Personal information
- Full name: James Chalmers Macadam
- Born: 29 June 1988 (age 38) Paddington, London, England
- Height: 6 ft 8 in (2.03 m)
- Batting: Right-handed
- Bowling: Right-arm medium-fast

Domestic team information
- 2007: Oxford University
- 2008: Oxford UCCE

Career statistics
| Competition | First-class |
| Matches | 2 |
| Runs scored | 11 |
| Batting average | 11.00 |
| 100s/50s | –/– |
| Top score | 7 |
| Balls bowled | 162 |
| Wickets | 1 |
| Bowling average | 101.00 |
| 5 wickets in innings | – |
| 10 wickets in match | – |
| Best bowling | 1/41 |
| Catches/stumpings | –/– |
- Source: Cricinfo, 9 June 2020

= James Macadam =

English cricketer (born 1988)

James Chalmers Macadam (born 29 June 1988) is an English first-class cricketer.

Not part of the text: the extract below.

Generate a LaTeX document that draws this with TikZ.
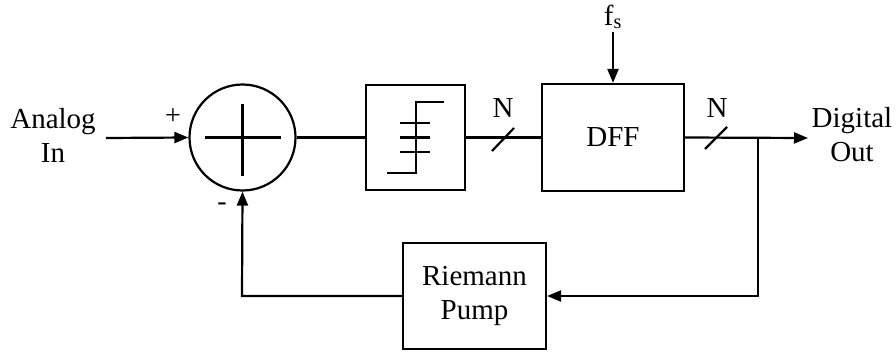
\documentclass[tikz,border=0pt]{standalone}
\usepackage{fontspec}
\setmainfont{Liberation Serif}
\usetikzlibrary{arrows.meta}
\begin{document}
\begin{tikzpicture}[x=1pt,y=-1pt,
  line width=2.2pt,
  lbl/.style={font=\fontsize{29}{34}\selectfont, align=center, inner sep=0pt},
  sgn/.style={font=\fontsize{28}{30}\selectfont, inner sep=0pt},
  blk/.style={draw, rectangle, inner sep=0pt},
  arr/.style={-{Triangle[length=14pt,width=11pt]}}
]
\useasboundingbox (0,0) rectangle (896,353);
% nodes
\node[lbl] (ain) at (53,135) {Analog\\In};
\node[lbl] (dout) at (852,135) {Digital\\Out};
\node[draw, circle, inner sep=0pt, minimum size=106pt] (sum) at (242.5,137.5) {};
\node[blk, minimum width=99pt, minimum height=105pt] (quant) at (415.5,137.5) {};
\node[blk, minimum width=142pt, minimum height=107pt, lbl] (dff) at (613,137.5) {DFF};
\node[blk, minimum width=143pt, minimum height=106pt, lbl] (rp) at (474.5,296) {Riemann\\Pump};
\node[lbl] (fs) at (613,17) {f\textsubscript{s}};
\coordinate (fstop) at (613,32);
\coordinate (inst) at (106,138);
\coordinate (outend) at (808,138);
\coordinate (br) at (758,138);
\coordinate (brdown) at (758,296);
\coordinate (fbcorner) at (242,296);
\node[sgn] (plus) at (173,117) {+};
\node[sgn] (minus) at (222,207) {-};
\node[lbl] (n1) at (503,108) {N};
\node[lbl] (n2) at (717,108) {N};
\coordinate (s1) at (503,139);
\coordinate (s2) at (716,138);
% cross in summer
\draw ([xshift=-38pt]sum.center) -- ([xshift=38pt]sum.center);
\draw ([yshift=-38pt]sum.center) -- ([yshift=34pt]sum.center);
% quantizer staircase
\draw (387,173) -- (416,173) -- (416,102) -- (444,102);
\draw (400,123) -- (430,123);
\draw (400,137.5) -- (430,137.5);
\draw (400,152) -- (430,152);
% connectors
\draw[arr] (inst) -- (sum.west);
\draw (sum.east) -- (quant.west);
\draw (quant.east) -- (dff.west);
\draw[arr] (fstop) -- (dff.north);
\draw[arr] (dff.east) -- (outend);
\draw[arr] (br) -- (brdown) -- (rp.east);
\draw[arr] (rp.west) -- (fbcorner) -- (sum.south);
% bus slashes
\draw ([shift={(-11,12)}]s1) -- ([shift={(11,-11)}]s1);
\draw ([shift={(-11,11)}]s2) -- ([shift={(11,-11)}]s2);
\end{tikzpicture}
\end{document}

Macadam was born at Paddington in June 1988. He was educated at Eton College, before going up to Keble College, Oxford to study geography. He played first-class cricket while studying at Oxford, making a single appearance each for Oxford University in The University Match against Cambridge University at Fenner's in 2007, before appearing for Oxford UCCE against Glamorgan at Oxford in 2008. He later studied for his MPhil at Downing College at the University of Cambridge.